Looking out the window of the train, I could certainly see leaden skies and steady drizzle – all the trappings of a normal Irish summer’s day, in other words — but nothing to suggest that I might have to go into the ark-building business when I set foot back in Dublin.

But when the train pulled in, I learned that, like politics, all weather is local. Heuston Station might as well have been on the Onedin Line, packed to the gunwales as it was with the sodden hordes of Galway fans who’d waded in from Croke Park. The toilets resembled the dressing room at the end of a match, as men queued up to wring out their replica shirts in the sink and every few seconds the door opened to admit another poor spluttering wretch who looked like he’d just been plucked from the depths of the ocean.

Outside, the rain hammered down as if from the pen of the mighty Flann O’Brien himself. Hundreds massed under the cover of the main doorway, few daring to splash their way to the taxi rank. After a while, the rain eased considerably, and I was able to hop – the operative word – onto a Luas into town where I espied fans in Sunderland strips cavorting outside a pub as they revelled in conditions which, in their neck of the woods by the brutal North Sea, they probably consider a touch on the damp side.

Meanwhile, the reports were piling up about flash flooding, impassable roads, premises under water and the DART suspended because of a landslide at Malahide – north Dublin, it seemed, was being transformed into a waterworld. Would we ever see the like of it again? We would. The following Tuesday to be precise.

This time we were en route for Abbotstown and a press conference with Giovanni Trapattoni when the dark clouds returned. As the heavens exploded again, phone calls from journalists trapped in bumper to bumper traffic had the desired effect, and the presser was put back to allow for the late arrivals. Whatever else the Italian has brought with him to Ireland, it hasn’t been the weather.

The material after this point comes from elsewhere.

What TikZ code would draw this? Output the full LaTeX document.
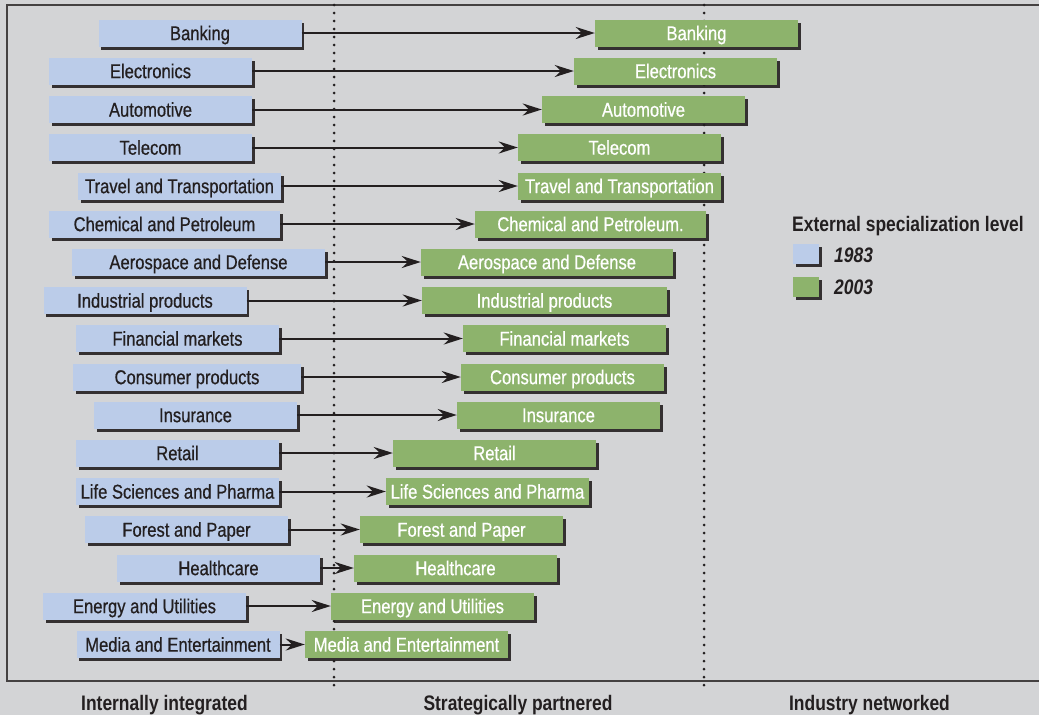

But the elements weren’t done with us yet. After the main man had departed, presumably by hovercraft, we stayed on to tap out our deathly prose, to the persistent soundtrack of the rain on the roof rising in volume from deafening to disturbing.

That was when someone noticed that the wall at the back of the press conference room was wet and getting wetter – not for the first time, we observed, the FAI had sprung a leak. Ireland’s football authorities might not always love us, indeed they may not even like us a lot of the time, but even they baulked at the possibility, however remote, of Ireland’s football journalists being electrocuted en masse. Either that or they were worried about the carpet. In any event, the power was switched off and we were evacuated to another room to finish our vital work before heading out into the dark, drenched night, keeping a sharp eye out for locusts. After all, the FAI have already been threatened by fire and water...

So, away from the main headlines, that was the week that was. And if the forecast is anything to go by —what a crazy notion — the week to come as well.

So good luck to sporting Ireland and all who sail in her — whether they ever intended to or not.